Apple is possibly looking to do something about it, after it acquired Chomp, but the search function on Google Play is so poor, one of the biggest apps to hit the platform in recent years is being passed over because Android users can’t find it.
As you may be already be aware, Instagram finally launched on Android today, after amassing over 30 million users on iOS alone (that’s pretty damn amazing).
However, if you are interested in grabbing a copy of the app and try to search for the app on the Google Play website, these are the following results:

In fact, it doesn’t even register on the first page of the results. It’s the same on the Play Store on Android devices.
For an app that has probably been downloaded hundreds of thousands of times already, it’s inexcusable that Google’s algorithms — or even an editor — haven’t ensured that the results are relevant and actually match the term when it is entered.
Google’s speciality is search, so why is this happening?
One argument could be that whilst Android users waiting for the Instagram team to bestow them with an app, scammers and third-party developers flooded the market with fake Instagram apps, rendering the search ineffective.

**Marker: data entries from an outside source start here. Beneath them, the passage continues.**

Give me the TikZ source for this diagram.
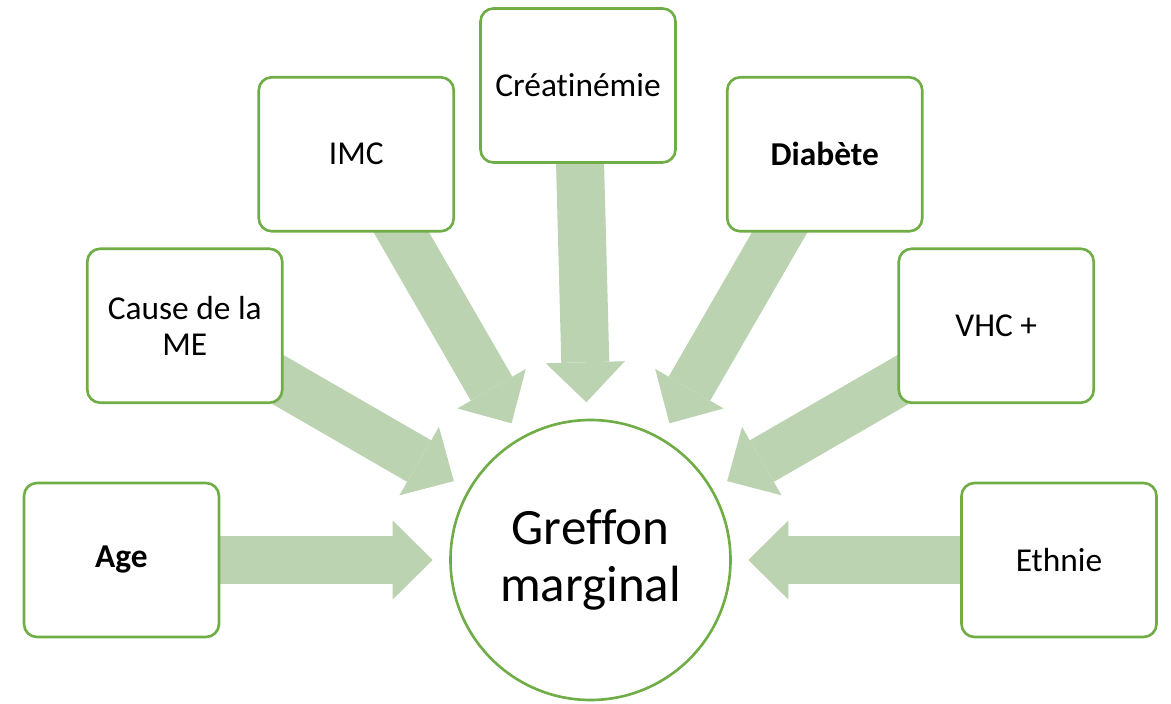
\documentclass[tikz,border=0pt]{standalone}
\usepackage{fontspec}
\setmainfont{Carlito}[Ligatures=NoCommon]
\usetikzlibrary{arrows.meta}
\usetikzlibrary{backgrounds}
\definecolor{bordvert}{HTML}{70AD47}
\definecolor{flechevert}{HTML}{BBD3B0}

\begin{document}
\begin{tikzpicture}[facteur/.style={rectangle,rounded corners=0.26cm,draw=bordvert,line width=1.5pt,fill=white,align=center,minimum width=3.9cm,minimum height=3.08cm,font=\fontsize{19}{20.5}\selectfont},
centre/.style={circle,draw=bordvert,line width=1.5pt,fill=white,align=center,minimum size=5.6cm,font=\fontsize{29}{32.5}\selectfont},
fleche/.style={draw=flechevert,line width=0.96cm,-{Triangle[width=1.58cm,length=0.8cm,line width=0pt]},shorten >=0.33cm}]

	      \useasboundingbox (-11.81,-2.86) rectangle (11.61,11.2);

	      \node[centre] at (0,0) (greffon) {Greffon\\marginal};
	      \node[facteur] at (180:9.38) (age) {\textbf{Age}};
	      \node[facteur] at (150:9.37) (cause) {Cause de la\\ME};
	      \node[facteur] at (120:9.37) (imc) {IMC};
	      \node[facteur] at (-0.25,9.49) (crea) {Créatinémie};
	      \node[facteur] at (60:9.37) (diab) {\textbf{Diabète}};
	      \node[facteur] at (30:9.37) (vhc) {VHC +};
	      \node[facteur] at (0:9.37) (eth) {Ethnie};

	      \begin{scope}[on background layer]
	      \path
	      (age.center) edge[fleche] (greffon)
	      (cause.center) edge[fleche] (greffon)
	      (imc.center) edge[fleche] (greffon)
	      (crea.center) edge[fleche] (greffon)
	      (diab.center) edge[fleche] (greffon)
	      (vhc.center) edge[fleche] (greffon)
	      (eth.center) edge[fleche] (greffon)
	      ;
	      \end{scope}

	    \end{tikzpicture}
\end{document}
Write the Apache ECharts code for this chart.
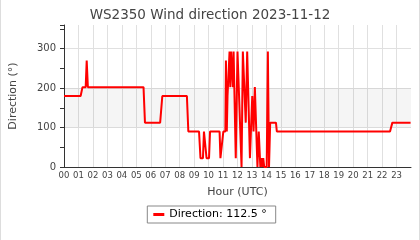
<!DOCTYPE html>
<html>
<head>
<meta charset="utf-8">
<script src="https://cdn.jsdelivr.net/npm/echarts@6/dist/echarts.min.js"></script>
<style>
html,body{margin:0;padding:0;background:#fff;}
#wrap{position:relative;width:420px;height:240px;}
#chart{width:420px;height:240px;}
#frame{position:absolute;left:0;top:0;width:420px;height:240px;box-sizing:border-box;border-left:1px solid #ddd;border-right:1px solid #ddd;pointer-events:none;}
</style>
</head>
<body>
<div id="wrap"><div id="chart"></div><div id="frame"></div></div>
<script>
const titleText = 'WS2350 Wind direction 2023-11-12';
const seriesName = 'Direction: 112.5 °';
const xAxisName = 'Hour (UTC)';
const yAxisName = 'Direction (°)';
const hourTicks = ['00','01','02','03','04','05','06','07','08','09','10','11','12','13','14','15','16','17','18','19','20','21','22','23'];
const hours = [0, 1.15, 1.28, 1.50, 1.57, 1.65, 5.50, 5.60, 6.65, 6.80, 8.50, 8.60,
  9.34, 9.44, 9.61, 9.68, 9.79, 9.86, 10.03, 10.10, 10.76, 10.82, 10.95, 11.02,
  11.16, 11.20, 11.26, 11.31, 11.38, 11.45, 11.50, 11.56, 11.64, 11.68, 11.73, 11.80,
  11.88, 11.93, 12.00, 12.10, 12.28, 12.37, 12.42, 12.57, 12.61, 12.67, 12.75, 12.86,
  12.95, 13.02, 13.11, 13.20, 13.28, 13.38, 13.47, 13.58, 13.66, 13.73, 13.78, 13.85,
  14.02, 14.10, 14.18, 14.26, 14.66, 14.72, 22.55, 22.71, 23.97];
const directions = [180, 180, 202.5, 202.5, 270, 202.5, 202.5, 112.5, 112.5, 180, 180, 90,
  90, 22.5, 22.5, 90, 90, 22.5, 22.5, 90, 90, 22.5, 22.5, 90,
  90, 270, 90, 180, 180, 292.5, 202.5, 292.5, 292.5, 202.5, 292.5, 292.5,
  22.5, 22.5, 292.5, 292.5, 0, 292.5, 292.5, 112.5, 112.5, 292.5, 292.5, 22.5,
  22.5, 180, 90, 202.5, 202.5, 0, 90, 0, 22.5, 0, 22.5, 0,
  0, 292.5, 0, 112.5, 112.5, 90, 90, 112.5, 112.5];
const bandRange = [100, 200];

const data = hours.map((h, i) => [h, directions[i]]);
const chart = echarts.init(document.getElementById('chart'), null, {renderer: 'canvas'});
const font = 'DejaVu Sans';
chart.setOption({
  animation: false,
  textStyle: {fontFamily: font},
  title: {
    text: titleText, left: 'center', top: 3,
    textStyle: {fontFamily: font, fontSize: 13.5, fontWeight: 'normal', color: '#444'}
  },
  grid: {left: 64, right: 9, top: 25, bottom: 73},
  legend: {
    bottom: 17, left: 'center',
    borderColor: '#888', borderWidth: 1, borderRadius: 0,
    padding: [3, 9, 3, 6],
    icon: 'rect', itemWidth: 11, itemHeight: 3, itemGap: 8,
    textStyle: {fontFamily: font, fontSize: 11, color: '#000'},
    data: [seriesName]
  },
  xAxis: {
    type: 'value', min: 0, max: 24, interval: 1,
    name: xAxisName, nameLocation: 'middle', nameGap: 20,
    nameTextStyle: {fontFamily: font, fontSize: 11, color: '#444'},
    axisLine: {show: true, lineStyle: {color: '#333', width: 1}},
    axisTick: {show: false},
    axisLabel: {
      fontFamily: font, fontSize: 8.5, color: '#444', margin: 4,
      formatter: v => (v < 24 ? hourTicks[v] : '')
    },
    splitLine: {show: true, showMaxLine: false, lineStyle: {color: '#e0e0e0', width: 1}}
  },
  yAxis: [{
    type: 'value', min: 0, max: 360, interval: 50,
    name: yAxisName, nameLocation: 'middle', nameGap: 45,
    nameTextStyle: {fontFamily: font, fontSize: 11, color: '#444'},
    axisLine: {show: true, lineStyle: {color: '#333', width: 1}},
    axisTick: {show: true, inside: false, length: 4, lineStyle: {color: '#333'}},
    axisLabel: {
      fontFamily: font, fontSize: 10, color: '#444', margin: 8,
      formatter: v => (v % 100 === 0 ? String(v) : '')
    },
    splitLine: {show: false}
  }, {
    type: 'value', min: 0, max: 360, interval: 100, position: 'left',
    axisLine: {show: false}, axisTick: {show: false}, axisLabel: {show: false},
    splitLine: {show: true, showMinLine: false, showMaxLine: false, lineStyle: {color: '#e0e0e0', width: 1}}
  }],
  series: [{
    name: seriesName, type: 'line', data: data, yAxisIndex: 0,
    showSymbol: false, symbol: 'none',
    lineStyle: {color: '#ff0000', width: 2},
    itemStyle: {color: '#ff0000'},
    markArea: {
      silent: true,
      itemStyle: {color: 'rgba(0,0,0,0.04)'},
      data: [[{yAxis: bandRange[0]}, {yAxis: bandRange[1]}]]
    }
  }]
});
</script>
</body>
</html>
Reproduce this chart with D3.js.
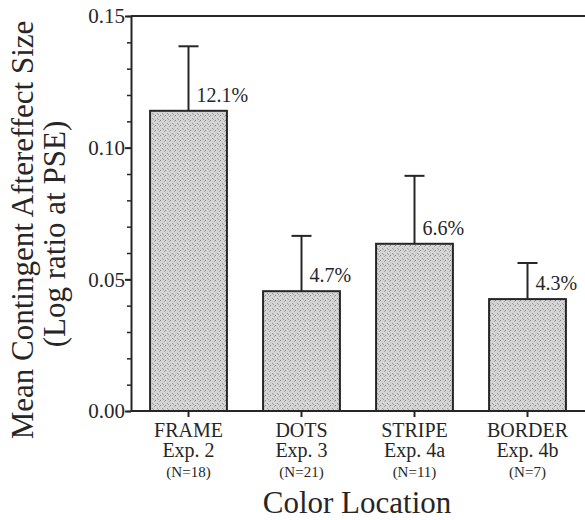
<!DOCTYPE html>
<html>
<head>
<meta charset="utf-8">
<script src="https://cdn.jsdelivr.net/npm/d3@7"></script>
<style>
  body { margin: 0; background: #fff; }
</style>
</head>
<body>
<div id="chart"></div>
<script>
// contingent aftereffect bar chart

const categories = ["FRAME", "DOTS", "STRIPE", "BORDER"];
const experiments = ["Exp. 2", "Exp. 3", "Exp. 4a", "Exp. 4b"];
const nLabels = ["(N=18)", "(N=21)", "(N=11)", "(N=7)"];
const means = [0.114, 0.0455, 0.0635, 0.0425];
const errTops = [0.1385, 0.0665, 0.0893, 0.0562];
const pctLabels = ["12.1%", "4.7%", "6.6%", "4.3%"];
const majorTicks = [0.00, 0.05, 0.10, 0.15];

const width = 585,
    height = 520,
    margin = ({ top: 16, right: 1, bottom: 109, left: 131 });

const ink = "#262626";

const svg = d3.select("#chart")
    .append("svg")
    .attr("width", width)
    .attr("height", height);

// stippled fill for the bars
const defs = svg.append("defs");
const pat = defs.append("pattern")
    .attr("id", "stipple")
    .attr("width", 5)
    .attr("height", 5)
    .attr("patternUnits", "userSpaceOnUse");
pat.append("rect").attr("width", 5).attr("height", 5).attr("fill", "#d4d4d4");
pat.append("rect").attr("x", 0).attr("y", 0).attr("width", 1).attr("height", 1).attr("fill", "#888");
pat.append("rect").attr("x", 2).attr("y", 3).attr("width", 1).attr("height", 1).attr("fill", "#999");
pat.append("rect").attr("x", 4).attr("y", 1).attr("width", 1).attr("height", 1).attr("fill", "#aaa");
pat.append("rect").attr("x", 3).attr("y", 4).attr("width", 1).attr("height", 1).attr("fill", "#a2a2a2");

let x = d3.scaleBand()
    .domain(categories)
    .range([margin.left + 1, width - margin.right])
    .paddingInner(0.32)
    .paddingOuter(0.16);

let y = d3.scaleLinear()
    .domain([0, 0.15])
    .range([height - margin.bottom, margin.top]);

// y axis with minor ticks every 0.01
svg.append("g")
    .attr("transform", `translate(${margin.left},0)`)
    .call(d3.axisLeft(y).tickValues(d3.range(0, 0.1501, 0.01)).tickFormat("").tickSize(4).tickSizeOuter(0))
    .call(g => g.select(".domain").attr("stroke", ink).attr("stroke-width", 2))
    .call(g => g.selectAll(".tick line").attr("stroke", ink).attr("stroke-width", 1.5));

svg.append("g")
    .attr("transform", `translate(${margin.left},0)`)
    .call(d3.axisLeft(y).tickValues(majorTicks).tickFormat(d3.format(".2f")).tickSize(6).tickPadding(0))
    .call(g => g.select(".domain").remove())
    .call(g => g.selectAll(".tick line").attr("stroke", ink).attr("stroke-width", 2))
    .call(g => g.selectAll(".tick text").attr("font-size", 21));

// top frame line
svg.append("line")
    .attr("x1", margin.left).attr("x2", width)
    .attr("y1", y(0.15)).attr("y2", y(0.15))
    .attr("stroke", ink).attr("stroke-width", 2);

// x axis
svg.append("g")
    .attr("transform", `translate(0,${y(0)})`)
    .call(d3.axisBottom(x).tickSize(6).tickSizeOuter(0).tickFormat(""))
    .call(g => g.select(".domain").attr("stroke", ink).attr("stroke-width", 2).attr("d", `M${margin.left},0H${width}`))
    .call(g => g.selectAll(".tick line").attr("stroke", ink).attr("stroke-width", 2));

// category labels
const labels = svg.append("g").attr("text-anchor", "middle");
categories.forEach((c, i) => {
    let cx = x(c) + x.bandwidth() / 2;
    labels.append("text").attr("x", cx).attr("y", 437).attr("font-size", 20).text(c);
    labels.append("text").attr("x", cx).attr("y", 457).attr("font-size", 20).text(experiments[i]);
    labels.append("text").attr("x", cx).attr("y", 477).attr("font-size", 15).text(nLabels[i]);
});

// error bars (upper only)
const err = svg.append("g").attr("stroke", ink).attr("stroke-width", 2);
categories.forEach((c, i) => {
    let cx = x(c) + x.bandwidth() / 2;
    err.append("line").attr("x1", cx).attr("x2", cx).attr("y1", y(means[i])).attr("y2", y(errTops[i]));
    err.append("line").attr("x1", cx - 10).attr("x2", cx + 10).attr("y1", y(errTops[i])).attr("y2", y(errTops[i]));
});

// bars
svg.append("g")
    .selectAll("rect")
    .data(means)
    .join("rect")
    .attr("x", (d, i) => x(categories[i]))
    .attr("y", d => y(d))
    .attr("width", x.bandwidth())
    .attr("height", d => y(0) - y(d))
    .attr("fill", "url(#stipple)")
    .attr("stroke", ink)
    .attr("stroke-width", 2);

// percent labels
svg.append("g")
    .selectAll("text")
    .data(pctLabels)
    .join("text")
    .attr("x", (d, i) => x(categories[i]) + x.bandwidth() / 2 + 8)
    .attr("y", (d, i) => y(means[i]) - 9)
    .attr("font-size", 20)
    .text(d => d);

// axis titles
svg.append("text")
    .attr("text-anchor", "middle")
    .attr("x", 357)
    .attr("y", 513)
    .attr("font-size", 31)
    .text("Color Location");

svg.append("text")
    .attr("text-anchor", "middle")
    .attr("transform", "translate(33,230) rotate(-90)")
    .attr("font-size", 31)
    .text("Mean Contingent Aftereffect Size");

svg.append("text")
    .attr("text-anchor", "middle")
    .attr("transform", "translate(65,234) rotate(-90)")
    .attr("font-size", 31)
    .text("(Log ratio at PSE)");

// serif face on every text, set inline so the axis defaults don't win
svg.selectAll("text")
    .style("font-family", "Liberation Serif")
    .attr("fill", ink);
</script>
</body>
</html>
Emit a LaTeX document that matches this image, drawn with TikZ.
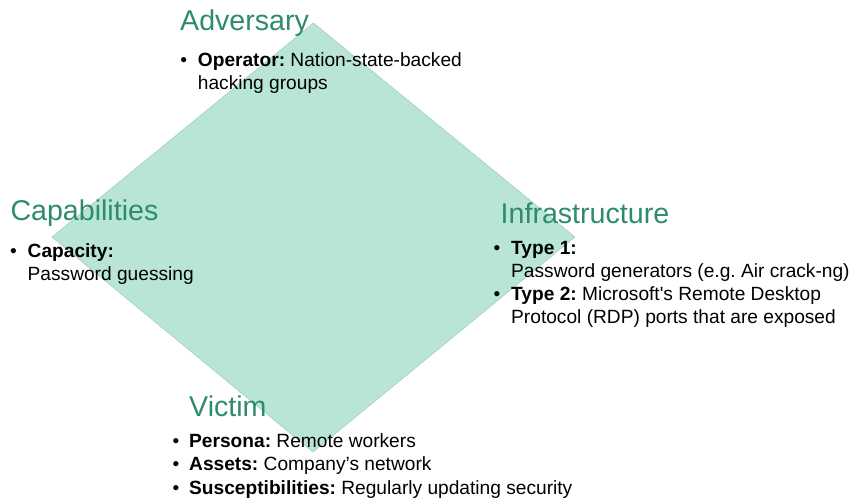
\documentclass[tikz,border=0pt]{standalone}
\usepackage{fontspec}
\setmainfont{Liberation Sans}
\usetikzlibrary{positioning}
\definecolor{diamondfill}{HTML}{B8E5D7}
\definecolor{headgreen}{HTML}{2E8B6E}
\frenchspacing

\begin{document}
\begin{tikzpicture}[x=1pt,y=-1pt,
  heading/.style={anchor=base west, inner sep=0pt, text=headgreen, font=\fontsize{28.6}{33}\selectfont},
  bullets/.style={anchor=base west, inner sep=0pt, font=\fontsize{19.15}{23.3}\selectfont}]
            \useasboundingbox (0,0) rectangle (855,501);
            \coordinate (d_top) at (313.5,23);
            \coordinate (d_right) at (575,237);
            \coordinate (d_bottom) at (313,452);
            \coordinate (d_left) at (52,237);
            \filldraw[fill=diamondfill, draw=diamondfill!88!black, line width=0.5pt]
            (d_top) -- (d_right) -- (d_bottom) -- (d_left) -- cycle;
            \node[heading] (adv) at (180,30) {Adversary};
            \node[heading] (cap) at (10.3,220) {Capabilities};
            \node[heading] (inf) at (500.5,223) {Infrastructure};
            \node[heading] (vic) at (189,416) {Victim};
            \node[bullets] (adv_list) at (180.2,66.5) {\begin{tabular}[t]{@{}p{17.5pt}@{}l@{}}
              \textbullet & \textbf{Operator:} Nation-state-backed\\
                          & hacking groups
            \end{tabular}};
            \node[bullets] (cap_list) at (10,257.5) {\begin{tabular}[t]{@{}p{17.5pt}@{}l@{}}
              \textbullet & \textbf{Capacity:}\\
                          & Password guessing
            \end{tabular}};
            \node[bullets] (inf_list) at (493.5,254) {\begin{tabular}[t]{@{}p{17.5pt}@{}l@{}}
              \textbullet & \textbf{Type 1:}\\
                          & Password generators (e.g. Air crack-ng)\\
              \textbullet & \textbf{Type 2:} Microsoft\textquotesingle s Remote Desktop\\
                          & Protocol (RDP) ports that are exposed
            \end{tabular}};
            \node[bullets] (vic_list) at (172.5,447.5) {\begin{tabular}[t]{@{}p{16.5pt}@{}l@{}}
              \textbullet & \textbf{Persona:} Remote workers\\
              \textbullet & \textbf{Assets:} Company’s network\\
              \textbullet & \textbf{Susceptibilities:} Regularly updating security
            \end{tabular}};
\end{tikzpicture}
\end{document}
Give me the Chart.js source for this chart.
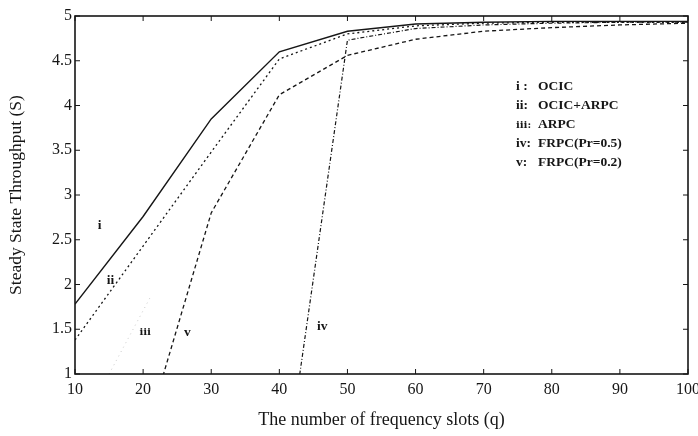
<!DOCTYPE html>
<html>
<head>
<meta charset="utf-8">
<script src="https://cdn.jsdelivr.net/npm/chart.js@4.4.1/dist/chart.umd.min.js"></script>
<style>
  html, body { margin: 0; padding: 0; background: #fff; }
  #wrap { width: 698px; height: 436px; }
</style>
</head>
<body>
<div id="wrap"><canvas id="throughputChart"></canvas></div>
<script>
// frequency slots q
const slots = [10, 20, 30, 40, 50, 60, 70, 80, 90, 100]

// steady state throughput S
const ocic      = [1.78, 2.76, 3.85, 4.60, 4.83, 4.91, 4.93, 4.94, 4.94, 4.94]
const ocicArpc  = [1.38, 2.43, 3.48, 4.52, 4.80, 4.89, 4.92, 4.93, 4.93, 4.93]
const frpc05    = [null, null, null, -0.6, 4.73, 4.86, 4.90, 4.92, 4.93, 4.93]
const frpc02    = [null, 0.23, 2.80, 4.12, 4.56, 4.74, 4.83, 4.87, 4.90, 4.92]
// ARPC curve is almost faded out in the copy, only a short piece shows
const arpcSlots = [15, 21]
const arpc      = [1.0, 1.85]

const yTicks = [1, 1.5, 2, 2.5, 3, 3.5, 4, 4.5, 5]
const xTicks = [10, 20, 30, 40, 50, 60, 70, 80, 90, 100]

const legendLines = [
  ["i :", "OCIC"],
  ["ii:", "OCIC+ARPC"],
  ["\u2172:", "ARPC"],
  ["iv:", "FRPC(Pr=0.5)"],
  ["v:", "FRPC(Pr=0.2)"]
]
// curve tags: label, q, S
const curveTags = [
  ["i", 13.6, 2.66],
  ["ii", 15.2, 2.04],
  ["\u2172", 20.3, 1.46],
  ["v", 26.5, 1.46],
  ["iv", 46.3, 1.53]
]

const ink = "#161616"
const serif = "'Liberation Serif', 'DejaVu Serif', serif"

function pts(xs, ys) {
  return xs.map((x, i) => ({x: x, y: ys[i]})).filter(p => p.y !== null)
}

function drawTag(ctx, text, x, y) {
  // the roman three is drawn smaller, the fallback glyph is big
  ctx.font = text.includes("\u2172") ? "bold 10px 'DejaVu Serif', serif" : "bold 13.5px " + serif
  ctx.fillText(text, x, y)
}

// frame, inward ticks and the text notes
const paperPlugin = {
  id: "paper",
  afterDraw(chart) {
    const ctx = chart.ctx
    const a = chart.chartArea
    const xs = chart.scales.x
    const ys = chart.scales.y
    ctx.save()
    ctx.strokeStyle = ink
    ctx.lineWidth = 1.6
    ctx.strokeRect(a.left, a.top, a.right - a.left, a.bottom - a.top)
    ctx.lineWidth = 1
    ctx.beginPath()
    xTicks.forEach(v => {
      const px = xs.getPixelForValue(v)
      ctx.moveTo(px, a.bottom); ctx.lineTo(px, a.bottom - 5)
      ctx.moveTo(px, a.top); ctx.lineTo(px, a.top + 5)
    })
    yTicks.forEach(v => {
      const py = ys.getPixelForValue(v)
      ctx.moveTo(a.left, py); ctx.lineTo(a.left + 5, py)
      ctx.moveTo(a.right, py); ctx.lineTo(a.right - 5, py)
    })
    ctx.stroke()

    ctx.fillStyle = ink
    ctx.textBaseline = "middle"
    ctx.textAlign = "left"
    legendLines.forEach((l, i) => {
      const y = 87 + i * 19
      drawTag(ctx, l[0], 516, y)
      ctx.font = "bold 13.5px " + serif
      ctx.fillText(l[1], 538, y)
    })
    ctx.textAlign = "center"
    curveTags.forEach(t => {
      drawTag(ctx, t[0], xs.getPixelForValue(t[1]), ys.getPixelForValue(t[2]))
    })
    ctx.restore()
  }
}

let config = {
  type: "line",
  data: {
    datasets: [
      { data: pts(slots, ocic), borderColor: ink, borderWidth: 1.4 },
      { data: pts(slots, ocicArpc), borderColor: ink, borderWidth: 1.3, borderDash: [2, 3] },
      { data: pts(arpcSlots, arpc), borderColor: "#c8c8c8", borderWidth: 1, borderDash: [1, 4] },
      { data: pts(slots, frpc05), borderColor: ink, borderWidth: 1.2, borderDash: [4, 2, 1, 2] },
      { data: pts(slots, frpc02), borderColor: ink, borderWidth: 1.3, borderDash: [4, 3] }
    ]
  },
  options: {
    responsive: true,
    maintainAspectRatio: false,
    animation: false,
    elements: { point: { radius: 0 }, line: { tension: 0 } },
    layout: { padding: { top: 16, right: 10, left: 0, bottom: 0 } },
    plugins: { legend: { display: false }, tooltip: { enabled: false } },
    scales: {
      x: {
        type: "linear", min: 10, max: 100,
        afterFit: s => { s.height = 62; s.paddingRight = 0 },
        afterBuildTicks: s => { s.ticks = xTicks.map(v => ({value: v})) },
        grid: { drawOnChartArea: false, drawTicks: false },
        border: { display: false },
        ticks: { color: ink, padding: 6, maxRotation: 0, font: { family: serif, size: 16 } },
        title: {
          display: true, text: "The number of frequency slots (q)", color: ink,
          padding: { top: 0, bottom: 5 }, font: { family: serif, size: 18 }
        }
      },
      y: {
        type: "linear", min: 1, max: 5,
        afterFit: s => { s.width = 75 },
        afterBuildTicks: s => { s.ticks = yTicks.map(v => ({value: v})) },
        grid: { drawOnChartArea: false, drawTicks: false },
        border: { display: false },
        ticks: {
          color: ink, padding: 3, font: { family: serif, size: 16 },
          callback: v => String(v)
        },
        title: {
          display: true, text: "Steady State Throughput (S)", color: ink,
          padding: { top: 6, bottom: 0 }, font: { family: serif, size: 17.5 }
        }
      }
    }
  },
  plugins: [paperPlugin]
}

let throughputChart = new Chart(document.querySelector("#throughputChart"), config)
</script>
</body>
</html>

Even so, it’s been more than an hour (maybe two) and it still isn’t showing.
Apple’s App Store suffers when an app first goes live, as it proflierates across regional stores, but that is usually fixed within the hour.
Right now, Google is relying on blogs, Twitter and Facebook to refer users to the Instagram app. Take a look at the first three results for ‘Instagram Google Play search’:

This is Google’s bread and butter, it defies logic that this is happening.